══ THE DATA

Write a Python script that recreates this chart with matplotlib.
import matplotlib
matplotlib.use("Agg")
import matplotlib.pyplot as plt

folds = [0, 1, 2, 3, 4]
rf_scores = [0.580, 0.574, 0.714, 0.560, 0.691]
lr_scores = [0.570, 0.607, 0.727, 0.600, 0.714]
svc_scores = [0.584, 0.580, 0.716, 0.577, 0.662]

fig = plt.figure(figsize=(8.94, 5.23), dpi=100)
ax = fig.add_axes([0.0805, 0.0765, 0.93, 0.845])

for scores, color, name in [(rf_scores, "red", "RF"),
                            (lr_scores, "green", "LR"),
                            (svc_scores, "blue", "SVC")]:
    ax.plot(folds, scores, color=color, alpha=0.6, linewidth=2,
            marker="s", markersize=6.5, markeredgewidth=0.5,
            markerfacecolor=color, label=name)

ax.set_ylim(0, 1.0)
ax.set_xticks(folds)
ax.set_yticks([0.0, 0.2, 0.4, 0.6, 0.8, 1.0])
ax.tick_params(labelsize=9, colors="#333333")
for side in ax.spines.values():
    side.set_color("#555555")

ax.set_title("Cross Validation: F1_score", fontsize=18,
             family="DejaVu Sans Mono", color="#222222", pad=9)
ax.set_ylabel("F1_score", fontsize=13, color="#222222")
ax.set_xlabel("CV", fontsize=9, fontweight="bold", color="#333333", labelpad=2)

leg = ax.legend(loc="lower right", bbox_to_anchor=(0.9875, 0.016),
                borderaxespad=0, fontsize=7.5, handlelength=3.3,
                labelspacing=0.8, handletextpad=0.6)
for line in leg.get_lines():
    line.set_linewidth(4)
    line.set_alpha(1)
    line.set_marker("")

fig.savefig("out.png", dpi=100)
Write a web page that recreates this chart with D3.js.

════

**JOB**.
Reproduce each line holding the word "Write".

**RESULT OF THIS TASK**.
Write a Python script that recreates this chart with matplotlib.
Write a web page that recreates this chart with D3.js.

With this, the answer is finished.